«Wenn Menschen mit Schulden zu mir kommen, müssen wir zuerst aufräumen.»

«Inside Caritas» mit Lorenz Bertsch, Sozial- und Schuldenberater bei Caritas St. Gallen-Appenzell und Leiter der Regionalstelle Sargans

Lorenz Bertsch berät Menschen, die in die Schuldenfalle geraten sind. Seit letztem Oktober ist die Anzahl der Beratungen gestiegen – eine Folge der Corona-Pandemie. Lorenz verhilft den Menschen wieder zu einer Perspektive.

Er sitzt in seinem Büro in einem Zweifamilienhaus im Zentrum von Sargans. Hier hat der 52-Jährige eine Regionalstelle für Sozial- und Schuldenberatung der Caritas St. Gallen-Appenzell aufgebaut. Ebenso in Uznach und Buchs. Die Caritas wollte näher bei den Leuten sein, denen sie ihre Hilfe anbietet.

Seit letztem Oktober melden sich deutlich mehr Menschen bei Caritas St. Gallen-Appenzell, die in die Schuldenfalle geraten sind. Die Pandemie zeigt ihre Wirkung, mit etwas Verzögerung. «Oft warten die Leute zu lange, bis sie Hilfe suchen», meint Lorenz. «Schulden zu haben und sein Leben nicht meistern zu können, ist mit viel Scham verbunden.» Immer mehr Menschen würden sich zuerst über die telefonische Beratungsstelle melden und dann einen Termin abmachen. «Wenn jemand einmal den Entschluss getroffen und Vertrauen gefasst hat, sprudelt es oft nur so aus ihm heraus», erzählt Lorenz. «Vertrauen ist das wichtigste. Das schaffe ich nur mit viel Empathie. Aber auch der Name Caritas hilft da sehr.»

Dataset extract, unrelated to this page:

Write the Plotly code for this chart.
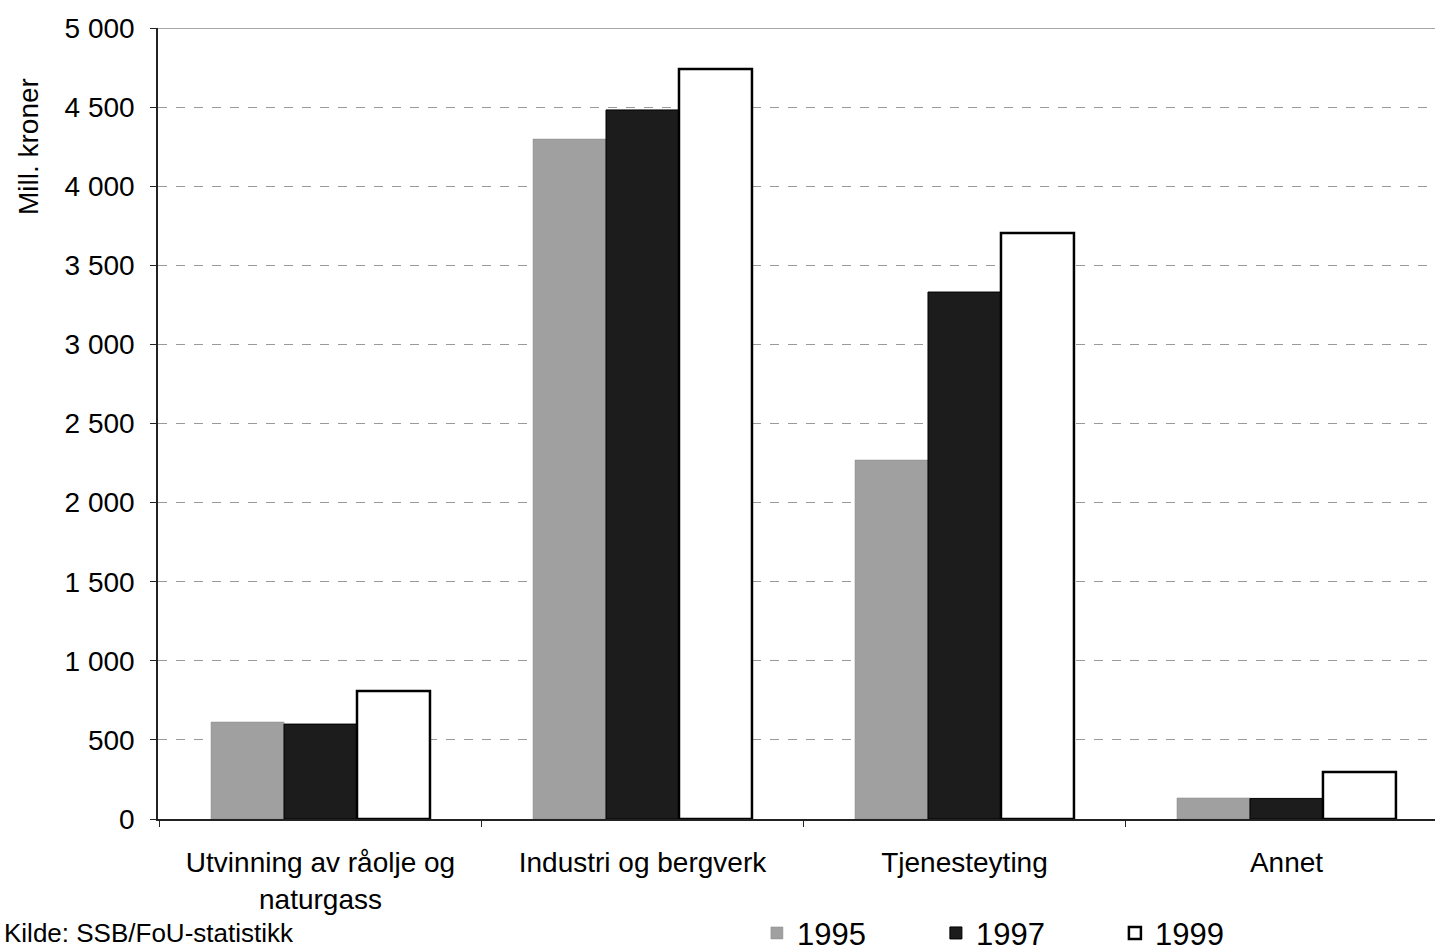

Schrittweise aus der Verschuldung

Die Gründe für eine Verschuldung sind verschieden. Oft ist der Auslöser ein Jobverlust oder Kurzarbeit. Wenn jemand bereits am Existenzminimum lebt, kommt er oder sie mit 70% oder 80% vom üblichen Lohn nicht mehr durch. Andere Gründe sind eine Scheidung, eine längere Krankheit oder auch Suchtverhalten.

«Wenn Menschen mit Schulden zu mir kommen, müssen wir zuerst aufräumen», sagt Lorenz. «Viele kommen mit einer Beige ungeöffneter Rechnungen. Einmal kam eine junge Frau mit einem ganzen Rucksack voll. Da mache ich eine Aufstellung aller geschuldeten Beträge, schubladisiere, errechne, was überhaupt geschuldet wird.» Dann greift Lorenz zum Telefon. Er redet mit Gläubigern und vereinbart, wie die Ratenzahlungen erfolgen sollen. Bei Fällen, in denen noch keine Betreibung vorliegt und ein schrittweises Herausführen aus den Schulden möglich ist, stellt er Gesuche an Stiftungen, die oft helfen. Wichtig ist es, eine Pfändung zu verhindern. Zusammen mit seinen Klientinnen und Klienten stellt Lorenz ein Budget auf und einen Plan für Ratenzahlungen. So hilft er den Hilfesuchenden, wieder Mut zu fassen, eine Perspektive zu sehen. Denn diese haben die meisten schon seit längerer Zeit verloren. Sie sitzen in einem Loch.

«Es ist wichtig, die Verschuldungsgeschichte zu kennen», fährt Lorenz fort. «Ich will der Person ja helfen, dieselben Fehler in Zukunft zu vermeiden. Wenn mir etwas komisch erscheint, frage ich nach, bis ich auf den wahren Grund stosse, wie etwa eine Sucht.» Lorenz macht auch viel Sensibilisierungsarbeit zum Thema Verschuldung. Prävention kann viel Leid verhindern.

Ein Quereinsteiger mit vollem Rucksack

Seine langjährige Erfahrung und seine Menschenkenntnis helfen Lorenz Bertsch bei den Beratungen. Der Quereinsteiger hat ursprünglich einen technischen Beruf erlernt und in der Industrie gearbeitet. Er hat Menschen mit verschiedensten Hintergründen kennengelernt. «Das hilft mir enorm», bestätigt er. «Ich kenne verschiedene Milieus.» Später hat er in den sozialen Bereich gewechselt, physisch oder psychisch beeinträchtigte Menschen betreut und sich zum Arbeitsagogen ausbilden lassen. Sein beruflicher Rucksack beinhaltet auch Ausbildungen in Betriebswirtschaft und Schuldenberatung. «Ich interessiere mich für Menschen, und ich nehme sie so, wie sie sind.» Das ist sein Credo.